UPDATE: The final Senate vote on this was 51-49. It failed. Had Heitkamp voted the other way the tie would have been settled in favor of passing the CRA with Vice President Pence’s vote.
On his way out the door earlier this year former President Barack Obama committed an act of regulatory vandalism. He instituted a rule through the Bureau of Land Management targeting methane emissions from oil and gas development.
It’s a rule, like so many of the Obama administration’s actions, aimed less at protecting the environment than hamstringing the industry. All the more so because the BLM doesn’t have the authority to regulate air quality. That authority has been given to the EPA which already has methane regulations in place.
Earlier this year the House passed legislation under the Congressional Review Act to overturn the BLM rule.
This is a big deal for our state.
Congressman Kevin Cramer voted in the House to repeal what he has described as a “God-awful rule” which is “aimed right at North Dakota.”
The North Dakota Chamber of Commerce wants the rule repealed.
Governor Doug Burgum is opposed to it.
Attorney General Wayne Stenehjem has filed suit on behalf of the state over the rule.
But today Senator Heidi Heitkamp has said she’d vote against overturning the rule according to this reporter from The Hill (the Senate is voting on the CRA as I type this):
Heitkamp is a NO on the methane CRA
— Devin Henry (@dhenry) May 10, 2017
Which constituency, exactly, is Senator Heitkamp representing with this vote?
Not one which represents any sort of a voting majority here in North Dakota, I would argue.

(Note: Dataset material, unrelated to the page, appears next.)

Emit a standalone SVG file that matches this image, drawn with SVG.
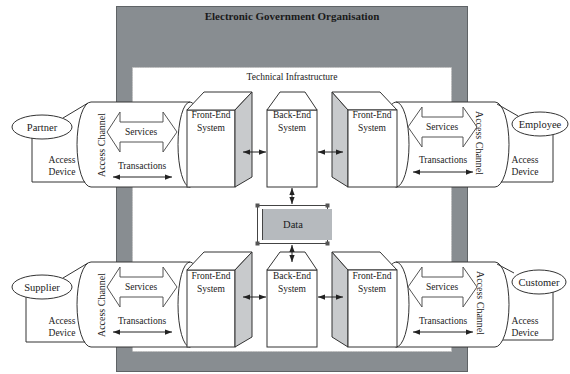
<svg xmlns="http://www.w3.org/2000/svg" width="570" height="374" viewBox="0 0 570 374">
  <defs>
    <marker id="ah" viewBox="0 0 8 6" refX="8" refY="3" markerWidth="7" markerHeight="5.5" markerUnits="userSpaceOnUse" orient="auto-start-reverse">
      <path d="M0,0 L8,3 L0,6 Z" fill="#222"/>
    </marker>
  </defs>
  <style>
    text { font-family: "Liberation Serif", "Times New Roman", serif; fill: #1a1a1a; }
    .ln { fill: none; stroke: #333; stroke-width: 1; }
    .w { fill: #fff; stroke: #333; stroke-width: 1; }
    .side { fill: #c8cacc; stroke: #333; stroke-width: 1; }
    .blk { fill: #fff; stroke: #555; stroke-width: 1; }
    .arr { fill: none; stroke: #222; stroke-width: 1; marker-start: url(#ah); marker-end: url(#ah); }
    .lbl { font-size: 9.5px; text-anchor: middle; }
    .ch { font-size: 10px; text-anchor: middle; }
    .who { font-size: 10.5px; text-anchor: middle; }
  </style>

  <rect width="570" height="374" fill="#fff"/>

  <!-- organisation frame -->
  <g id="organisation">
    <rect x="116.5" y="6.5" width="351" height="365" fill="#888d91" stroke="#5f6366"/>
    <text x="292" y="20" font-size="11" font-weight="bold" text-anchor="middle">Electronic Government Organisation</text>
  </g>

  <!-- technical infrastructure area -->
  <g id="infrastructure">
    <rect x="132.5" y="67.5" width="319" height="284" fill="#fff" stroke="#bdbdbd" stroke-dasharray="1.5 1"/>
    <text class="lbl" x="292" y="80">Technical Infrastructure</text>
  </g>

  <!-- Partner (top left) -->
  <g id="partner">
    <path class="w" d="M91 102 H190 A12 42.5 0 0 1 190 187 H91 A14 42.5 0 0 1 91 102 Z"/>
    <path class="ln" d="M190 102 A12 42.5 0 0 0 190 187"/>
    <path class="ln" d="M63 118 L88 103 M32 138 V182 H85"/>
    <ellipse class="w" cx="42" cy="127" rx="30" ry="12"/>
    <text class="who" x="42" y="130.5">Partner</text>
    <polygon class="blk" points="107,132 120,112 120,122 163,122 163,112 177,132 163,152 163,142 120,142 120,152"/>
    <text class="lbl" x="141" y="135">Services</text>
    <text class="lbl" x="142" y="169">Transactions</text>
    <path class="arr" d="M113 177 H172"/>
    <text class="ch" transform="translate(105,145) rotate(-90)">Access Channel</text>
    <text class="lbl" x="62" y="163">Access</text>
    <text class="lbl" x="62" y="175">Device</text>
  </g>

  <!-- Supplier (bottom left) -->
  <g id="supplier">
    <path class="w" d="M91 262 H190 A12 42.5 0 0 1 190 347 H91 A14 42.5 0 0 1 91 262 Z"/>
    <path class="ln" d="M190 262 A12 42.5 0 0 0 190 347"/>
    <path class="ln" d="M63 278 L88 263 M26 297 V342 H85"/>
    <ellipse class="w" cx="42" cy="287" rx="30" ry="12"/>
    <text class="who" x="42" y="290.5">Supplier</text>
    <polygon class="blk" points="107,287 120,267 120,277 163,277 163,267 177,287 163,307 163,297 120,297 120,307"/>
    <text class="lbl" x="141" y="290">Services</text>
    <text class="lbl" x="142" y="324">Transactions</text>
    <path class="arr" d="M113 332 H172"/>
    <text class="ch" transform="translate(105,305) rotate(-90)">Access Channel</text>
    <text class="lbl" x="62" y="324">Access</text>
    <text class="lbl" x="62" y="336">Device</text>
  </g>

  <!-- Employee (top right) -->
  <g id="employee">
    <path class="w" d="M396 102 H495 A14 42.5 0 0 1 495 187 H396 A13 42.5 0 0 1 396 102 Z"/>
    <path class="ln" d="M396 102 A13 42.5 0 0 1 396 187"/>
    <path class="ln" d="M497 104 L518 116 M553 135 V182 H501"/>
    <ellipse class="w" cx="540" cy="124" rx="28" ry="12"/>
    <text class="who" x="540" y="127.5">Employee</text>
    <polygon class="blk" points="408,127 422,107 422,117 463,117 463,107 477,127 463,147 463,137 422,137 422,147"/>
    <text class="lbl" x="442" y="130">Services</text>
    <text class="lbl" x="443" y="163">Transactions</text>
    <path class="arr" d="M413 172 H473"/>
    <text class="ch" transform="translate(476,143) rotate(90)">Access Channel</text>
    <text class="lbl" x="525" y="163">Access</text>
    <text class="lbl" x="525" y="175">Device</text>
  </g>

  <!-- Customer (bottom right) -->
  <g id="customer">
    <path class="w" d="M396 262 H495 A14 42.5 0 0 1 495 347 H396 A13 42.5 0 0 1 396 262 Z"/>
    <path class="ln" d="M396 262 A13 42.5 0 0 1 396 347"/>
    <path class="ln" d="M497 264 L514 273 M553 292 V340 H503"/>
    <ellipse class="w" cx="539" cy="282" rx="27" ry="12"/>
    <text class="who" x="539" y="285.5">Customer</text>
    <polygon class="blk" points="408,287 422,267 422,277 463,277 463,267 477,287 463,307 463,297 422,297 422,307"/>
    <text class="lbl" x="442" y="290">Services</text>
    <text class="lbl" x="443" y="324">Transactions</text>
    <path class="arr" d="M413 332 H473"/>
    <text class="ch" transform="translate(477,303) rotate(90)">Access Channel</text>
    <text class="lbl" x="525" y="324">Access</text>
    <text class="lbl" x="525" y="336">Device</text>
  </g>

  <!-- front-end / back-end systems, top row -->
  <g id="frontend-top-left">
    <rect class="w" x="187" y="110" width="48" height="77"/>
    <path class="w" d="M187 110 L204 92 H252 L235 110 Z"/>
    <path class="side" d="M235 110 L252 92 V177 L235 187 Z"/>
    <text class="lbl" x="211" y="118">Front-End</text>
    <text class="lbl" x="211" y="131">System</text>
  </g>
  <g id="backend-top">
    <rect class="w" x="267" y="110" width="50" height="77"/>
    <path class="w" d="M267 110 L280 92 H305 L317 110 Z"/>
    <text class="lbl" x="292" y="118">Back-End</text>
    <text class="lbl" x="292" y="131">System</text>
  </g>
  <g id="frontend-top-right">
    <path class="side" d="M332 92 L348 110 V187 L332 177 Z"/>
    <path class="w" d="M332 92 H380 L397 110 H348 Z"/>
    <rect class="w" x="348" y="110" width="49" height="77"/>
    <text class="lbl" x="372" y="118">Front-End</text>
    <text class="lbl" x="372" y="131">System</text>
  </g>

  <!-- front-end / back-end systems, bottom row -->
  <g id="frontend-bottom-left">
    <rect class="w" x="187" y="270" width="48" height="77"/>
    <path class="w" d="M187 270 L204 252 H252 L235 270 Z"/>
    <path class="side" d="M235 270 L252 252 V337 L235 347 Z"/>
    <text class="lbl" x="211" y="279">Front-End</text>
    <text class="lbl" x="211" y="292">System</text>
  </g>
  <g id="backend-bottom">
    <rect class="w" x="267" y="270" width="50" height="77"/>
    <path class="w" d="M267 270 L280 252 H305 L317 270 Z"/>
    <text class="lbl" x="292" y="279">Back-End</text>
    <text class="lbl" x="292" y="292">System</text>
  </g>
  <g id="frontend-bottom-right">
    <path class="side" d="M332 252 L348 270 V347 L332 337 Z"/>
    <path class="w" d="M332 252 H380 L397 270 H348 Z"/>
    <rect class="w" x="348" y="270" width="49" height="77"/>
    <text class="lbl" x="372" y="279">Front-End</text>
    <text class="lbl" x="372" y="292">System</text>
  </g>

  <!-- data store -->
  <g id="data">
    <rect x="257.5" y="205.5" width="70" height="38" fill="#fff" stroke="#444"/>
    <rect x="262" y="209" width="70" height="31" fill="#b6babe"/>
    <line x1="262.5" y1="209" x2="262.5" y2="240" stroke="#444"/>
    <g fill="#555">
      <rect x="255.5" y="203.5" width="4" height="4"/>
      <rect x="325.5" y="203.5" width="4" height="4"/>
      <rect x="255.5" y="241.5" width="4" height="4"/>
      <rect x="325.5" y="241.5" width="4" height="4"/>
    </g>
    <text x="293" y="228" font-size="10.5" text-anchor="middle">Data</text>
  </g>

  <!-- connectors -->
  <g id="connectors">
    <path class="arr" d="M243 152 H266"/>
    <path class="arr" d="M318 152 H343"/>
    <path class="arr" d="M243 297 H266"/>
    <path class="arr" d="M318 297 H343"/>
    <path class="arr" d="M292 188 V204"/>
    <path class="arr" d="M292 245 V262"/>
  </g>
</svg>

Just to pile on a bit, here’s Senator John Hoeven speaking in favor of overturning the rule on the floor of the Senate yesterday:
“With methane emissions already being regulated and reduced by the states and industry, it’s tough to figure out what this new BLM regulation is accomplishing,” Hoeven said. “It is a duplicative, one-size-fits-all approach that costs us jobs and economic growth. We can provide regulatory relief right now through the Congressional Review Act, and I urge my colleagues to do so.”
I’m surprised by move from Heitkamp. This specific policy question probably isn’t going to be issue upon which many votes hinge but it does put a big, fat dent in Heitkamp’s carefully-crafted persona as a pragmatic, middle-of-the-road moderate.
She’s voting with the environmental left here, for no really good reason at all.